SHORT PROBLEM:
Read the listing and extract each line that includes the word "page".

EXTRACTED INFORMATION:
╔══
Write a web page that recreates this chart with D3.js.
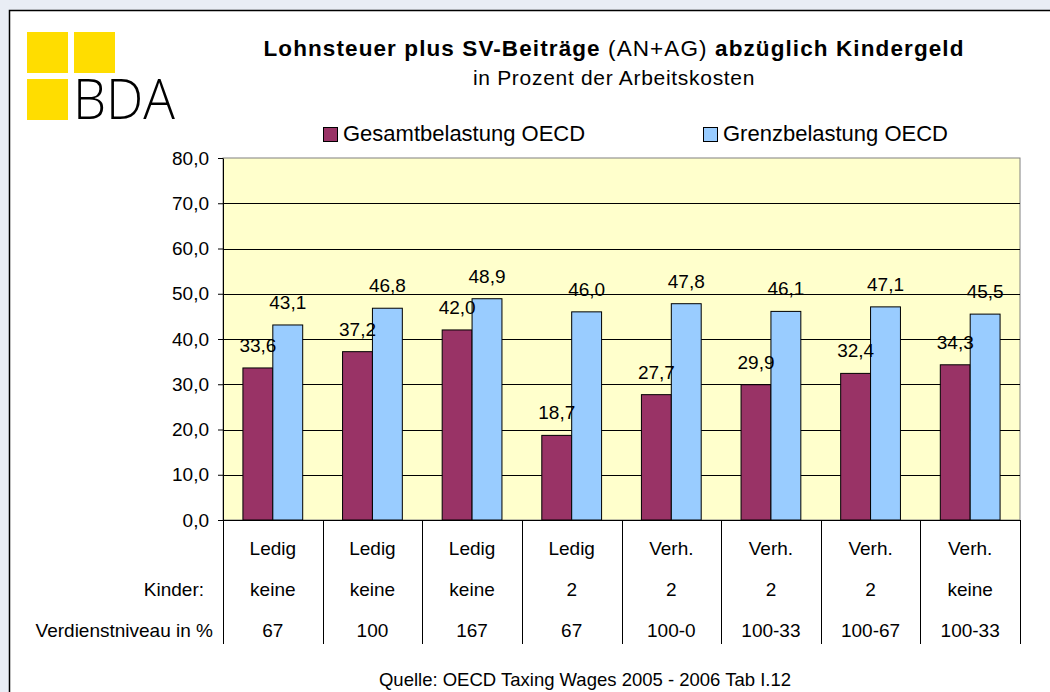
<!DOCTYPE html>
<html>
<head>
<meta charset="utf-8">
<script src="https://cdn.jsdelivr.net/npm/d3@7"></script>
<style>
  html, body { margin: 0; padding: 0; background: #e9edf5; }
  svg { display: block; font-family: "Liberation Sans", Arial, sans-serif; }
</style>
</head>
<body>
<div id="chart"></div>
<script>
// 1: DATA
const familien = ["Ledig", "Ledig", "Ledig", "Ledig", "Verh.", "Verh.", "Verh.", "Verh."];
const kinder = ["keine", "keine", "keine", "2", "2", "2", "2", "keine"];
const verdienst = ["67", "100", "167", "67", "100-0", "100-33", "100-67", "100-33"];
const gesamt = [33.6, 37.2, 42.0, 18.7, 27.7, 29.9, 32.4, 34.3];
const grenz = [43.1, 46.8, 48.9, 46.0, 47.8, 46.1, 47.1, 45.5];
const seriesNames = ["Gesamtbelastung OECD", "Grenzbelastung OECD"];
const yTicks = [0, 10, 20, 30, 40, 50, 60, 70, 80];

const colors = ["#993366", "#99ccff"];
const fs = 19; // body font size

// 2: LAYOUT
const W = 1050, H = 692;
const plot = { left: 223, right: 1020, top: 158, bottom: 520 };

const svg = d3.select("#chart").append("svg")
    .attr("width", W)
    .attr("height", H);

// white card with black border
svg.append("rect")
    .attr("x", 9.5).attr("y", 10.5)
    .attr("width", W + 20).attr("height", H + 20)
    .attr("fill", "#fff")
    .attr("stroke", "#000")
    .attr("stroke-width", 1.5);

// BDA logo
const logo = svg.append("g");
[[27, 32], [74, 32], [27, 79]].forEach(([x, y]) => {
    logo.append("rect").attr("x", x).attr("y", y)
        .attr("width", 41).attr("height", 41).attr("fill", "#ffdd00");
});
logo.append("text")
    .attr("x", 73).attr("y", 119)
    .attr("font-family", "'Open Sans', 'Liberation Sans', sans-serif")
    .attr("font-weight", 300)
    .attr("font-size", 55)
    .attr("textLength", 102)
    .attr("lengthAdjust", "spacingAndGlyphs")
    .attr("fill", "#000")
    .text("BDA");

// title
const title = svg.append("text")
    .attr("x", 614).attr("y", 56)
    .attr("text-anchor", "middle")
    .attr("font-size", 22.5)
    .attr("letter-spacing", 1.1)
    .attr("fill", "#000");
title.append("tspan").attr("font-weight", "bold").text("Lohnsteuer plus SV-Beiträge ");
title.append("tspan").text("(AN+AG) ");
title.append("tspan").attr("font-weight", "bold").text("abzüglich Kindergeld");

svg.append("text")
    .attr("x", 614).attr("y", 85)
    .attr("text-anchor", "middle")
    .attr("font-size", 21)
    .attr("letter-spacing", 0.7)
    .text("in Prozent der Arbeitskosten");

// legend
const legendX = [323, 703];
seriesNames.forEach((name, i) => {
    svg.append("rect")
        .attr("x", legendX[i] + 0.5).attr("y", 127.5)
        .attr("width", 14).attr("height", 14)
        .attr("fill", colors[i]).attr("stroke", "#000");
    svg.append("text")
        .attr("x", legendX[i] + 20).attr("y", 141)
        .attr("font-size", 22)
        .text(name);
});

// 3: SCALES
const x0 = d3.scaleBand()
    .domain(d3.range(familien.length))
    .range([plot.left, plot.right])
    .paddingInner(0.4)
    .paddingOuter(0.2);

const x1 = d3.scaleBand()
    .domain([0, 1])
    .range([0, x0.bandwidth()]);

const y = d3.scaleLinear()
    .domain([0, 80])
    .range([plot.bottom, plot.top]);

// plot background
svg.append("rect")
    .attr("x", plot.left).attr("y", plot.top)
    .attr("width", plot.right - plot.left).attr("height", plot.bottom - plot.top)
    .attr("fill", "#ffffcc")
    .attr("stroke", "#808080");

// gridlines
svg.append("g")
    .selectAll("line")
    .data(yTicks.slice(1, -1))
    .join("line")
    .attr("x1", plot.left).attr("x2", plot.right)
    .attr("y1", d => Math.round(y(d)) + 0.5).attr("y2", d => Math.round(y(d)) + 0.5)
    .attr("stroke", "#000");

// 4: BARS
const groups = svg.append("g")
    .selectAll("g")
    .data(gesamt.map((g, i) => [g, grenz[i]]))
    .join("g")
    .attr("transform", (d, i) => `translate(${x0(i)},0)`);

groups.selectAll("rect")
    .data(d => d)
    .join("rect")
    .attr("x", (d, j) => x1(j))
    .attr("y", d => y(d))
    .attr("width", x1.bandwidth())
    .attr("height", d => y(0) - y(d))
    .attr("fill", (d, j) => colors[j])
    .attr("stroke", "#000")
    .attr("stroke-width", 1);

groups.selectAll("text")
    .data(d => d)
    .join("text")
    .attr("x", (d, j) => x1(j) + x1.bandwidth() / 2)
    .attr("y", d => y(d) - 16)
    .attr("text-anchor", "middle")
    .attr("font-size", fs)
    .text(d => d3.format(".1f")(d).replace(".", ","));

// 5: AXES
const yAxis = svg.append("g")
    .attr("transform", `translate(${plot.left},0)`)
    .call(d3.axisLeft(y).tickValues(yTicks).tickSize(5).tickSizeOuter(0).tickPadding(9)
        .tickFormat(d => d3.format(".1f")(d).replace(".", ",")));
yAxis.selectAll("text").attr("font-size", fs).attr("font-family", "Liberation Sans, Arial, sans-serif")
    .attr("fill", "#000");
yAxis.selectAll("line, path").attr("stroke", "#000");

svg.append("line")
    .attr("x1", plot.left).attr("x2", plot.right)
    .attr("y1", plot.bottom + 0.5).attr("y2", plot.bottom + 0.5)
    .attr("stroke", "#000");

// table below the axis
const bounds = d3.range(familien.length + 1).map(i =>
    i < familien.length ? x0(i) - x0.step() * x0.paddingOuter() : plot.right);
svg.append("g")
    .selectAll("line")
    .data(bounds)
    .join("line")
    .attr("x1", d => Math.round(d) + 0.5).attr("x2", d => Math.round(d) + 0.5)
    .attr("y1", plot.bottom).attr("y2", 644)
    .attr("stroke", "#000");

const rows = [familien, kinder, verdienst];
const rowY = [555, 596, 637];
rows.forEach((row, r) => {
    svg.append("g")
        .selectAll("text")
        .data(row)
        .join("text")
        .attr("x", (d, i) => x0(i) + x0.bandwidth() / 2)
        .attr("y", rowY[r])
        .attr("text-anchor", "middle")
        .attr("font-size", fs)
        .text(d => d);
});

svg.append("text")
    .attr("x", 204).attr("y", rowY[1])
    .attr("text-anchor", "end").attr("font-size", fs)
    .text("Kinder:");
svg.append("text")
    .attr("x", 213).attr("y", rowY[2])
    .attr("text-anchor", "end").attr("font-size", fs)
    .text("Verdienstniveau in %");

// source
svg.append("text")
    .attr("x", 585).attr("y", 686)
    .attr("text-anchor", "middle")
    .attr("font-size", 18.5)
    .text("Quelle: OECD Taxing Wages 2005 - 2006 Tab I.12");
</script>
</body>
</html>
╚══
╔══
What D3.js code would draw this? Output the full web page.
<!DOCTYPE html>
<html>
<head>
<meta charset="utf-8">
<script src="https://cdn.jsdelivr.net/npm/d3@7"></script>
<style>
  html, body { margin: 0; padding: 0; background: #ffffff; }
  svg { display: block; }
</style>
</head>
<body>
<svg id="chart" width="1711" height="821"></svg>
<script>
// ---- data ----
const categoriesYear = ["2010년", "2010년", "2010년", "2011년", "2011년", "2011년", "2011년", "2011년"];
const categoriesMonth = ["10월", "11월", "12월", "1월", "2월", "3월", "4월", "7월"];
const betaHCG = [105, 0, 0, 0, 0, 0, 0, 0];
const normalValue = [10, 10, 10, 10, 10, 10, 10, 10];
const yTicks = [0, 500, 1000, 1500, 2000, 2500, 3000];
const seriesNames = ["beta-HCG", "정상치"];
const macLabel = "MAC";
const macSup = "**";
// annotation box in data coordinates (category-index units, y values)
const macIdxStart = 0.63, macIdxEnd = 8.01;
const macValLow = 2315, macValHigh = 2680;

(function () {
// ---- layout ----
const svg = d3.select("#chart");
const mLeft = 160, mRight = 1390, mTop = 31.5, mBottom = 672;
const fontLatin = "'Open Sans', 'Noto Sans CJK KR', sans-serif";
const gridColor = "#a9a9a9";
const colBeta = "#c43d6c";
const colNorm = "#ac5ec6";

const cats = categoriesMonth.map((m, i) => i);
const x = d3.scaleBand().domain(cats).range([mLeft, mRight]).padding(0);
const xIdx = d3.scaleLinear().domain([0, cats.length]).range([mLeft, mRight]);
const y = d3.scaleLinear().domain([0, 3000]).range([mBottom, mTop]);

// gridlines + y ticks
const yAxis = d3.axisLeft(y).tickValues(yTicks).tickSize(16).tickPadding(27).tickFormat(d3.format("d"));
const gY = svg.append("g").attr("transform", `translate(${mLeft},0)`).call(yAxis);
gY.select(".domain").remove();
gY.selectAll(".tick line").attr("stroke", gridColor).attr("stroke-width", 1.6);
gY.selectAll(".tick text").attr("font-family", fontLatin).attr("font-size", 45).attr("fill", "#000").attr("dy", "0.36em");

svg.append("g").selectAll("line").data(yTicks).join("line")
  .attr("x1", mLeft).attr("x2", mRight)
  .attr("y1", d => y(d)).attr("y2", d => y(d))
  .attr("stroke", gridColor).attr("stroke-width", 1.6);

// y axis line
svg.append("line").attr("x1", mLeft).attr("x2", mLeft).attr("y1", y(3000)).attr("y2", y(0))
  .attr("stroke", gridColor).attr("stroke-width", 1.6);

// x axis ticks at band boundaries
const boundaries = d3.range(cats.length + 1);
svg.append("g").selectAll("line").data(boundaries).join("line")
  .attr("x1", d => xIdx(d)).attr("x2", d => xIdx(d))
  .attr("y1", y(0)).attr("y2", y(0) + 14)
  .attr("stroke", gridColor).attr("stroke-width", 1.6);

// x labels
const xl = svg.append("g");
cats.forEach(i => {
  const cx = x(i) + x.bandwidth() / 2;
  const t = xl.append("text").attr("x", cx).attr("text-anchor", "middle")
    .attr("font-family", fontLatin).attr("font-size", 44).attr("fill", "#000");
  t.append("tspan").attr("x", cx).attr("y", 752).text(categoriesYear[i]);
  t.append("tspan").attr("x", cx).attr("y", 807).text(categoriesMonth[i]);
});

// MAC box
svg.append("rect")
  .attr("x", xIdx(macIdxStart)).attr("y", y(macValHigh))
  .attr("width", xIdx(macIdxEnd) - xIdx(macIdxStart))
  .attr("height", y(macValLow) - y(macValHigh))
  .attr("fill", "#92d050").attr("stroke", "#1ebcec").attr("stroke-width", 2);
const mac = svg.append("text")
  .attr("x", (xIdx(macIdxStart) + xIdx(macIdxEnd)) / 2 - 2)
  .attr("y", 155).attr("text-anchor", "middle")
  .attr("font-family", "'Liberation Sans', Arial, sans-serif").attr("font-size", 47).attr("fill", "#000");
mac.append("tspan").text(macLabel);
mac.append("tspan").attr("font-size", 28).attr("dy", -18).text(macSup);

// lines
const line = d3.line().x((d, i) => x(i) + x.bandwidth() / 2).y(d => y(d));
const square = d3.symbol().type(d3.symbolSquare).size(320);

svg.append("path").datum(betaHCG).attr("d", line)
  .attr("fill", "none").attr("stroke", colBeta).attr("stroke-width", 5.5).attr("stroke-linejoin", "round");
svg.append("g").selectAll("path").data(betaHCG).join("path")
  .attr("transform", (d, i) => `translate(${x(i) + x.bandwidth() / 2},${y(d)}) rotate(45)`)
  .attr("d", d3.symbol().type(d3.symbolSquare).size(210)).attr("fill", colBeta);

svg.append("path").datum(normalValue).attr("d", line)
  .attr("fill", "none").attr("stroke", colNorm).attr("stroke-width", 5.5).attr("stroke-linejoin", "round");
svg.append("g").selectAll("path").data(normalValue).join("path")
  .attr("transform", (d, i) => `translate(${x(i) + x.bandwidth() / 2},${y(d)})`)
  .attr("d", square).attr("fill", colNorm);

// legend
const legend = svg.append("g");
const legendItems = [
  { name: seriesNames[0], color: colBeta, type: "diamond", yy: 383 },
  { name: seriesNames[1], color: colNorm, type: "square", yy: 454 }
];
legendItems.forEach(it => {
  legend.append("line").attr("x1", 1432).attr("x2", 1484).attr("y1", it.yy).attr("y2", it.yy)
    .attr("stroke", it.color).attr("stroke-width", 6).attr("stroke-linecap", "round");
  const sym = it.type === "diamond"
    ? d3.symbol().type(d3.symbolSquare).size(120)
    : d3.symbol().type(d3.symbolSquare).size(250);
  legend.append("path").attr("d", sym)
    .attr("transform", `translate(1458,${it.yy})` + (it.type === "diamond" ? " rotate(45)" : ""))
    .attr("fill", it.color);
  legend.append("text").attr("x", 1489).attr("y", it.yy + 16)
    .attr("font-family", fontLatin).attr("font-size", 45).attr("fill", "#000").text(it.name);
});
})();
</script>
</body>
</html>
╚══
CORRECT RESULT:
Write a web page that recreates this chart with D3.js.
What D3.js code would draw this? Output the full web page.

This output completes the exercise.